My take on the insanity is that it was connected to the "needless adjusting", "throwing shade" and "treating every little incidental thing as deep metaphor" among other things.

This was the biggest takeaway for me from this book -- roughly that an obsessive pursuit of quality (or definition of quality even) might take someone over the edge of sanity.

This is the effect it had on me, reading it in college. It was the first time I'd seen such a mental journey, and it meshed almost perfectly with how my mind was working at the time: that kind of vocally articulated walk through a series of connected ideas. Mainly it told me it was okay to do so, to get deeply into my head and follow my reasoning and observations and just work through it all.

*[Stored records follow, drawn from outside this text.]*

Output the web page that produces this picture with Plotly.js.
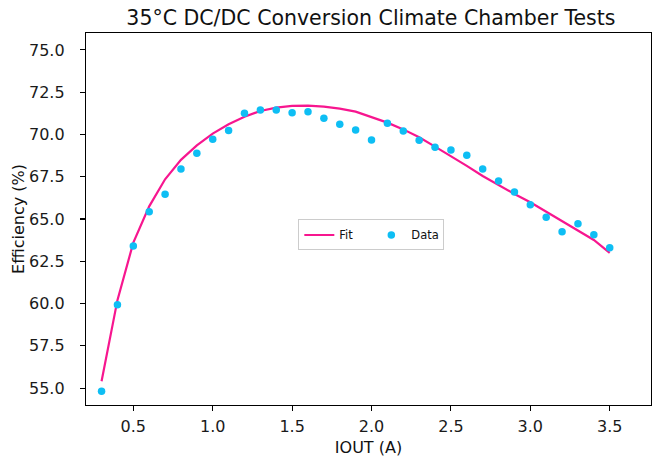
<!DOCTYPE html>
<html>
<head>
<meta charset="utf-8">
<script src="https://cdn.plot.ly/plotly-3.0.1.min.js"></script>
<style>html,body{margin:0;padding:0;background:#fff;}#chart{width:653px;height:459px;}</style>
</head>
<body>
<div id="chart"></div>
<script>
const iout = [0.3,0.4,0.5,0.6,0.7,0.8,0.9,1.0,1.1,1.2,1.3,1.4,1.5,1.6,1.7,1.8,1.9,2.0,2.1,2.2,2.3,2.4,2.5,2.6,2.7,2.8,2.9,3.0,3.1,3.2,3.3,3.4,3.5];
const efficiencyData = [54.82,59.93,63.4,65.43,66.46,67.96,68.89,69.72,70.23,71.25,71.45,71.45,71.29,71.35,70.96,70.6,70.27,69.67,70.66,70.2,69.66,69.24,69.08,68.77,67.96,67.25,66.6,65.85,65.1,64.25,64.72,64.07,63.3];
const efficiencyFit = [55.4,60.2,63.6,65.75,67.35,68.5,69.35,70.05,70.6,71.05,71.39,71.59,71.69,71.71,71.65,71.53,71.35,71.02,70.7,70.3,69.83,69.28,68.73,68.14,67.54,67.0,66.48,65.99,65.43,64.88,64.35,63.76,63.0];
const yTicks = [55.0,57.5,60.0,62.5,65.0,67.5,70.0,72.5,75.0];
const xTicks = [0.5,1.0,1.5,2.0,2.5,3.0,3.5];

const font = "DejaVu Sans, sans-serif";
const traces = [
  {x: iout, y: efficiencyFit, type: 'scatter', mode: 'lines', name: 'Fit',
   line: {color: '#F7168F', width: 2.2}},
  {x: iout, y: efficiencyData, type: 'scatter', mode: 'markers', name: 'Data',
   marker: {color: '#0EBEF4', size: 7.5}}
];
const axisCommon = {
  showgrid: false, zeroline: false, showline: true, mirror: true,
  linecolor: '#000', linewidth: 1.2, ticks: 'outside', ticklen: 5, tickwidth: 1.1,
  tickcolor: '#000', tickfont: {family: font, size: 16, color: '#1a1a1a'}
};
const layout = {
  width: 653, height: 459,
  margin: {l: 86, r: 2, t: 33, b: 54},
  paper_bgcolor: '#fff', plot_bgcolor: '#fff',
  title: {text: '35°C DC/DC Conversion Climate Chamber Tests', font: {family: font, size: 20.5, color: '#111'},
          x: 0.568, xanchor: 'center', y: 0.962, yanchor: 'middle'},
  xaxis: Object.assign({}, axisCommon, {range: [0.202, 3.76], tickvals: xTicks, ticktext: xTicks.map(v => v.toFixed(1)),
    ticklabelstandoff: 2,
    title: {text: 'IOUT (A)', font: {family: font, size: 16, color: '#111'}, standoff: 6}}),
  yaxis: Object.assign({}, axisCommon, {range: [54.0, 76.0], tickvals: yTicks, ticktext: yTicks.map(v => v.toFixed(1)),
    ticklabelstandoff: 12,
    title: {text: 'Efficiency (%)', font: {family: font, size: 16, color: '#111'}, standoff: 0}}),
  showlegend: true,
  legend: {orientation: 'h', x: 0.505, y: 0.457, xanchor: 'center', yanchor: 'middle',
    bgcolor: 'rgba(255,255,255,0.8)', bordercolor: '#cccccc', borderwidth: 1,
    font: {family: font, size: 11.5, color: '#111'}, itemwidth: 30, entrywidth: 27, traceorder: 'normal'}
};
Plotly.newPlot('chart', traces, layout, {displayModeBar: false, staticPlot: true});
</script>
</body>
</html>
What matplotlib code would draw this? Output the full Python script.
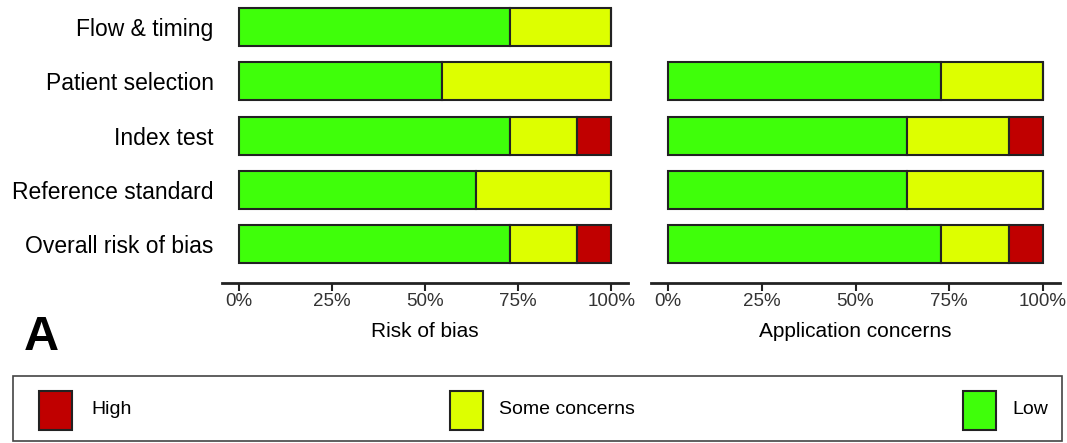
import matplotlib.pyplot as plt
from matplotlib.patches import Rectangle

# 11 studies -> proportions in %
rob_domains = ["Flow & timing", "Patient selection", "Index test",
               "Reference standard", "Overall risk of bias"]
rob_low = [72.7, 54.5, 72.7, 63.6, 72.7]
rob_some = [27.3, 45.5, 18.2, 36.4, 18.2]
rob_high = [0.0, 0.0, 9.1, 0.0, 9.1]

app_domains = ["Patient selection", "Index test",
               "Reference standard", "Overall risk of bias"]
app_low = [72.7, 63.6, 63.6, 72.7]
app_some = [27.3, 27.3, 36.4, 18.2]
app_high = [0.0, 9.1, 0.0, 9.1]

xticks = [0, 25, 50, 75, 100]
xtick_labels = ["0%", "25%", "50%", "75%", "100%"]

C_LOW = "#3fff0a"
C_SOME = "#ddff00"
C_HIGH = "#c00000"

plt.rcParams["font.family"] = ["Liberation Sans", "DejaVu Sans"]

fig = plt.figure(figsize=(10.67, 4.43), dpi=100)


def draw_panel(ax, domains, low, some, high, ypos, xlabel, show_labels):
    ax.barh(ypos, low, height=0.7, color=C_LOW, edgecolor="#222222", lw=1.5)
    ax.barh(ypos, some, left=low, height=0.7, color=C_SOME,
            edgecolor="#222222", lw=1.5)
    lefts = [a + b for a, b in zip(low, some)]
    ax.barh(ypos, high, left=lefts, height=0.7, color=C_HIGH,
            edgecolor="#222222", lw=1.5)
    ax.set_xlim(-4.5, 104.5)
    ax.set_ylim(-0.72, 4.5)
    for s in ["top", "right", "left"]:
        ax.spines[s].set_visible(False)
    ax.spines["bottom"].set_linewidth(2)
    ax.spines["bottom"].set_color("#222222")
    ax.set_xticks(xticks)
    ax.set_xticklabels(xtick_labels, fontsize=13.5, color="#333333")
    ax.tick_params(axis="x", length=6, width=1.5, color="#222222", pad=1)
    ax.set_xlabel(xlabel, fontsize=15, labelpad=9)
    if show_labels:
        ax.set_yticks(ypos)
        ax.set_yticklabels(domains, fontsize=16.5)
        ax.tick_params(axis="y", length=0, pad=6)
    else:
        ax.set_yticks([])


ax1 = fig.add_axes([222 / 1067, 0.3612, 406 / 1067, 0.6388])
rob_y = list(range(len(rob_domains) - 1, -1, -1))
draw_panel(ax1, rob_domains, rob_low, rob_some, rob_high, rob_y,
           "Risk of bias", True)

ax2 = fig.add_axes([651 / 1067, 0.3612, 409 / 1067, 0.6388])
app_y = list(range(len(app_domains) - 1, -1, -1))
draw_panel(ax2, app_domains, app_low, app_some, app_high, app_y,
           "Application concerns", False)

fig.text(24 / 1067, (443 - 350) / 443, "A", fontsize=35,
         fontweight="bold", va="baseline", ha="left")

# legend box
W, H = 1067.0, 443.0
fig.patches.append(Rectangle((13 / W, 2 / H), 1049 / W, 65 / H,
                             transform=fig.transFigure, fill=False,
                             edgecolor="#444444", lw=1.2))
legend_items = [("High", C_HIGH, 39, 91), ("Some concerns", C_SOME, 450, 499),
                ("Low", C_LOW, 963, 1012)]
for label, col, px, tx in legend_items:
    fig.patches.append(Rectangle((px / W, 13 / H), 33 / W, 39 / H,
                                 transform=fig.transFigure, facecolor=col,
                                 edgecolor="#222222", lw=1.5))
    fig.text(tx / W, 33 / H, label, fontsize=14, va="center", ha="left")

fig.savefig("out.png", dpi=100)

I got a degree in philosophy because of that book, in which I came to understand that Pirsig's project around "quality" was an idiosyncratic mashup of zen and western perspectives. I still loved the book and reread it several times. For a certain overly cerebral person, it's a balm and a respite.

Always nice to see it get a mention, it made quite an impact on me at a formative age in the late 80s. As a bonus it then got me on to Thoreau, as he talks about reading Walden to his son in the book.

Oddly, I distinctly remember what in turn got me on to that then 15 year book in the the first place, a brief flash of the intriguing lotus-wrench cover in an episode of Inspector Morse, of all things.

Odd to think how a such a minor passing reference set me off so far down a road I probably would never have traveled otherwise.